One of the primary reasons Saudi Aramco has not been targeted by lawsuits in the United States is the principle of sovereign immunity. As the state-owned oil giant of Saudi Arabia, the company enjoys legal protections afforded to foreign governments. Sovereign immunity generally prevents foreign governments and their entities from being sued in U.S. courts unless they waive this immunity or fall under specific exceptions. This creates a significant barrier for U.S. states that are looking to hold Saudi Aramco accountable for its environmental impact, as legal actions against foreign government-owned entities face substantial challenges in U.S. jurisdiction.

Diplomatic and Political Considerations

The diplomatic weight of Saudi Arabia also complicates the legal landscape. Saudi Arabia is a key ally of the United States in the Middle East, with strong ties in areas like defense, trade, and oil production. Pursuing legal action against Saudi Aramco could strain these important relations, potentially affecting broader geopolitical dynamics. Saudi Arabia is a major player in the global oil market, and its actions can have far-reaching economic consequences, especially within the context of the Organization of the Petroleum Exporting Countries (OPEC).

The U.S. government has traditionally been cautious about taking legal actions that could disrupt its relationship with Saudi Arabia, especially given the country’s significance in global energy markets. As the largest oil exporter and a leader within OPEC, Saudi Arabia’s influence over global oil prices is considerable, and any legal move against Saudi Aramco could have unintended global economic consequences.

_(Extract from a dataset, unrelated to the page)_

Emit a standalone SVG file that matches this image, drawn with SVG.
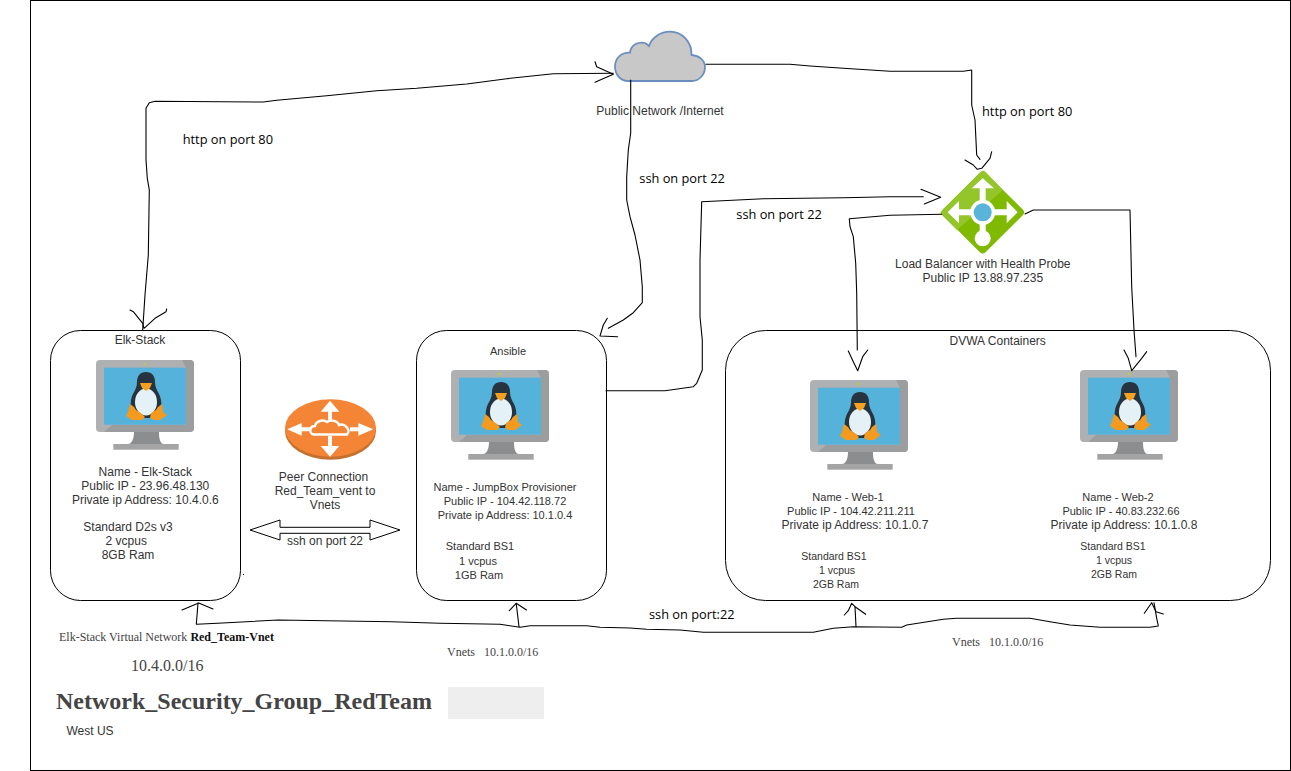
<svg xmlns="http://www.w3.org/2000/svg" width="1291" height="771" viewBox="0 0 1291 771">
<style>
.t{font:12px "Liberation Sans",Arial,sans-serif;fill:#333;text-anchor:middle}
.n{font-size:11px}
.m{font-size:10.5px}
.h{font:12.8px "Open Sans","Noto Sans",sans-serif;fill:#000}
.s{font-family:"Liberation Serif","Times New Roman",serif;fill:#444;white-space:pre}
.box{fill:#fff;stroke:#000;stroke-width:1}
.c{fill:none;stroke:#000;stroke-width:1.1;stroke-linejoin:round;stroke-linecap:round}
</style>
<defs>
<g id="vm">
<rect x="0" y="0" width="98" height="72" rx="4" fill="#aeb0b2"/>
<path d="M86 0H94A4 4 0 0 1 98 4V68A4 4 0 0 1 94 72H8L16 65H90V8Z" fill="#9c9d9f"/>
<rect x="8" y="7.700" width="82" height="57" fill="#55b2db"/>
<path d="M38 72H63C63 78 64 84 68 84H32C36 84 38 78 38 72Z" fill="#8c8d8f"/>
<rect x="17.300" y="84" width="65.400" height="5.700" fill="#a4a4a4"/>
<circle cx="48.500" cy="4" r="1.200" fill="#b8d432"/>
<path d="M50 12C44 12 41 16 41 22C41 27 39 30 37 34C34 40 34 48 36 54L38 58H62L64 54C66 48 66 40 63 34C61 30 59 27 59 22C59 16 56 12 50 12Z" fill="#27343f"/>
<ellipse cx="50" cy="42" rx="11" ry="13.500" fill="#e4f1f7"/>
<path d="M44 23L56 23L54 28L50 31L46 28Z" fill="#f4a021"/>
<path d="M34 44L38 47L40 50L46 54L49 57L46 60L36 60L30 56L32 52Z" fill="#f39a1f"/>
<path d="M66 44L62 47L60 50L55 53L54 58L58 60L64 60L71 55L67 52Z" fill="#f39a1f"/>
</g>
</defs>
<rect id="frame" x="30.500" y="0.500" width="1260" height="770" fill="#fff" stroke="#000" stroke-width="1"/>

<g id="elk-stack">
<rect class="box" x="50.500" y="330.500" width="190" height="270" rx="30"/>
<text class="t" x="140" y="344">Elk-Stack</text>
<use href="#vm" x="96" y="360"/>
<text class="t" x="145.300" y="476">Name - Elk-Stack</text>
<text class="t" x="145.300" y="490">Public IP - 23.96.48.130</text>
<text class="t" x="145.300" y="504">Private ip Address: 10.4.0.6</text>
<text class="t" x="128" y="531">Standard D2s v3</text>
<text class="t" x="126.300" y="545">2 vcpus</text>
<text class="t" x="128" y="559">8GB Ram</text>
</g>

<g id="ansible">
<rect class="box" x="416.500" y="330.500" width="190" height="270" rx="30"/>
<text class="t n" x="508" y="355">Ansible</text>
<use href="#vm" x="451" y="370"/>
<text class="t n" x="505" y="491">Name - JumpBox Provisioner</text>
<text class="t n" x="505" y="505">Public IP - 104.42.118.72</text>
<text class="t n" x="505" y="519">Private ip Address: 10.1.0.4</text>
<text class="t n" x="480" y="550">Standard BS1</text>
<text class="t n" x="478" y="565">1 vcpus</text>
<text class="t n" x="479" y="579">1GB Ram</text>
</g>

<g id="dvwa-containers">
<rect class="box" x="725.500" y="330.500" width="545" height="270" rx="40"/>
<text class="t" x="997.700" y="345">DVWA Containers</text>
</g>

<g id="web-1">
<use href="#vm" x="810" y="380"/>
<text class="t n" x="848" y="501">Name - Web-1</text>
<text class="t n" x="851" y="515">Public IP - 104.42.211.211</text>
<text class="t" x="855" y="529">Private ip Address: 10.1.0.7</text>
<text class="t m" x="834" y="560">Standard BS1</text>
<text class="t m" x="837" y="574">1 vcpus</text>
<text class="t m" x="836" y="588">2GB Ram</text>
</g>

<g id="web-2">
<use href="#vm" x="1080" y="370"/>
<text class="t n" x="1118" y="501">Name - Web-2</text>
<text class="t n" x="1121" y="515">Public IP - 40.83.232.66</text>
<text class="t" x="1124" y="529">Private ip Address: 10.1.0.8</text>
<text class="t m" x="1113" y="550">Standard BS1</text>
<text class="t m" x="1114" y="564">1 vcpus</text>
<text class="t m" x="1114" y="578">2GB Ram</text>
</g>

<g id="internet">
<path d="M628 81C620 81 615 74 615 66.500C615 58 622 52 630 52.700C631 44 639 41.500 645 43C647 44 648 45 649 46C652 37 661 31.700 670 31.700C682 31.700 692 42 691.500 55C699 55.500 705 60 705 67C705 75 699 81 692 81Z" fill="#c8c8c8" stroke="#6c8ebf" stroke-width="1.800"/>
<text class="t" x="660" y="115">Public Network /Internet</text>
</g>

<g id="load-balancer">
<path d="M982.700 175.700L1020 212.300L982.700 249.300L945.700 212.300Z" fill="#7fba00" stroke="#7fba00" stroke-width="8" stroke-linejoin="round"/>
<path d="M980 172.500L942 210.500C940 212.300 940 213.500 942 215L957 230L1003 190L986 172.500C984.500 170 982 170 980 172.500Z" fill="#94c52a"/>
<path d="M982.700 178.300L994 188.300H985.700V209.300H1006.700V201L1017.700 212.300L1006.700 223.300V215.300H985.700V232H979.700V215.300H959V223.300L947.700 212.300L959 201V209.300H979.700V188.300H971.700Z" fill="#fff"/>
<circle cx="982.700" cy="212.300" r="12.500" fill="#fff"/>
<circle cx="982.700" cy="212.300" r="9" fill="#59b4d9"/>
<circle cx="982.700" cy="238.300" r="8" fill="#fff"/>
<text class="t" x="982.800" y="268">Load Balancer with Health Probe</text>
<text class="t" x="982.800" y="282">Public IP 13.88.97.235</text>
</g>

<g id="peer-connection">
<ellipse cx="330.500" cy="431" rx="45.500" ry="28.700" fill="#c4702e"/>
<ellipse cx="330.500" cy="428" rx="45.500" ry="28.700" fill="#f58536"/>
<path d="M330 400.700L339.300 411.700H332V420H328V411.700H320.700ZM330 456.700L339.300 446H332V436H328V446H320.700ZM287.300 429.300L301.700 423V427.300H311V431.300H301.700V435.700ZM373.300 429.300L358.300 423V427.300H350V431.300H358.300V435.700Z" fill="#fff"/>
<path d="M314 434.500C309 434 309 426 315 426C316 421 323 419 327 422C331 419 338 421 339 425C345 423 351 430 347 434.500Z" fill="#f58536" stroke="#fff" stroke-width="2.400"/>
<text class="t" x="323.500" y="481">Peer Connection</text>
<text class="t" x="325" y="495">Red_Team_vent to</text>
<text class="t" x="325" y="509">Vnets</text>
<path d="M250 530L280 520V527.300H370V520L400 530L370 540V533.300H280V540Z" fill="#fff" stroke="#000" stroke-width="1"/>
<text class="t" x="325" y="545">ssh on port 22</text>
</g>

<g id="connectors">
<polyline class="c" points="142.700,330 145,295 148.300,255 149.300,190 147.300,178.300 146,160 146,108.300 149.300,102.700 155,101.300 221.700,101.700 263.300,102 276.700,100.300 326.700,95.700 376.700,90.700 416.700,88.300 466.700,84 506.700,78.700 553.300,73.700 613.300,73.300"/>
<polyline class="c" points="595,61.700 596.700,66.700 613.300,74.300 595,82.300"/>
<polyline class="c" points="130,310 133.300,311.700 142.700,323.300 144,328.300 155,318.300 166,311.700 166.700,309"/>
<polyline class="c" points="630.700,80 630.700,133 628.300,150 626.700,176.700 626.700,200 630,216.700 635,235 640,260 642.300,286.700 642.300,302.700 633.300,312.700 623.300,320 608.300,328.300"/>
<polyline class="c" points="607.300,318.300 603.300,325 600,336 617.700,336.700"/>
<polyline class="c" points="606,390.700 665,390.700 693.300,386.700 696.700,383.300 702.300,370 702.300,340 700,316.700 700,260 701.700,201.700 763.300,198.700 843.300,197.700 890,196.700 923.300,196.700"/>
<polyline class="c" points="921,189.300 940.700,197.300 924.300,204"/>
<polyline class="c" points="941.700,214.300 890,215.300 849.300,218.700 850,226.700 853.300,236.700 855.700,263.300 856.700,293.300 857.300,350"/>
<polyline class="c" points="848.300,351 853.300,361.700 857.700,370.700 862.700,356.700 867.700,350"/>
<polyline class="c" points="1025,214 1033.300,210 1130,210 1131.700,286.700 1134,330 1136,356.700"/>
<polyline class="c" points="1124,350 1128.300,358.300 1131.700,370.700 1141.700,358.300 1146.700,351.700"/>
<polyline class="c" points="706,64.300 790,64.300 810,66 843.300,68.300 890,71.300 963.300,71.300 971.700,70 971.700,105 975,120 976.700,155 980,159.300"/>
<polyline class="c" points="965,160 973.300,165 977.300,169.300 981.700,168.300 990,158.300 991.700,151.700"/>
<polyline class="c" points="198,603 196.300,624.300 217.700,623.300 278,620 391.600,621.700 439.800,623.300 500,624.300 520,627.300 530,625.700 586.700,625.700 600,627.300 630,628 646.700,629.300 680,630 703.300,632.300 813.300,632.300 833.300,628.300 853.300,626.700 901.700,627.300 906.700,625 943.300,619.300 956.700,618.300 1030,618.300 1050,621.700 1070,625 1100,627.300 1150,627.300 1158.300,626 1156.700,618.300 1154,602.700"/>
<polyline class="c" points="182,610 198.700,603 213,609"/>
<polyline class="c" points="516.200,603.300 519,626.700"/>
<polyline class="c" points="509.300,610.700 516.200,603.300 526.500,610"/>
<polyline class="c" points="856,626.700 855,606.700"/>
<polyline class="c" points="844.300,615 848.300,610.700 851.700,603.300 855,606.700 865.700,614.300"/>
<polyline class="c" points="1144.300,613.300 1151.700,602.700 1156,611.700 1163.300,614"/>
</g>
<rect x="243" y="574" width="1" height="1" fill="#000"/>

<g id="connector-labels">
<text class="h" x="182.700" y="144">http on port 80</text>
<text class="h" x="639.300" y="182.700">ssh on port 22</text>
<text class="h" x="736.300" y="218.700">ssh on port 22</text>
<text class="h" x="982" y="116">http on port 80</text>
<text class="h" x="649" y="619">ssh on port:22</text>
</g>

<g id="network-notes">
<text class="s" x="59" y="640.700" font-size="12">Elk-Stack Virtual Network <tspan font-weight="bold" fill="#111">Red_Team-Vnet</tspan></text>
<text class="s" x="131" y="670.700" font-size="16">10.4.0.0/16</text>
<text class="s" x="447" y="656" font-size="12">Vnets   10.1.0.0/16</text>
<text class="s" x="952" y="646" font-size="12">Vnets   10.1.0.0/16</text>
<text class="s" x="56" y="709" font-size="24" font-weight="bold" fill="#333">Network_Security_Group_RedTeam</text>
<rect x="448" y="687" width="96" height="32" fill="#eee"/>
<text x="66.500" y="735" font-size="12" font-family="Liberation Sans, Arial, sans-serif" fill="#333">West US</text>
</g>
</svg>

Beyond the political and diplomatic hurdles, there are significant legal challenges when it comes to suing Saudi Aramco. U.S. courts have traditionally focused on holding companies that directly operate within U.S. borders accountable. While Saudi Aramco does have some operations in the U.S., they are relatively limited compared to the extensive presence of domestic oil giants like Exxon or Chevron.

The question of jurisdiction is another obstacle: can U.S. courts fairly prosecute an oil company owned by a foreign government for actions that occur primarily outside the U.S.? The legal system may find it more difficult to assert control over a foreign entity that is not as closely tied to U.S. consumers and infrastructure. Without a direct link to U.S. communities and businesses, Saudi Aramco is less vulnerable to legal action under current U.S. environmental laws.

For the time being, the legal focus remains on U.S.-based oil companies. Lawsuits targeting domestic corporations are often framed in the context of holding companies accountable for their direct impact on U.S. citizens. These companies operate large-scale refineries and infrastructure in the U.S., and their products are deeply embedded in American society, making them a primary target for climate litigation.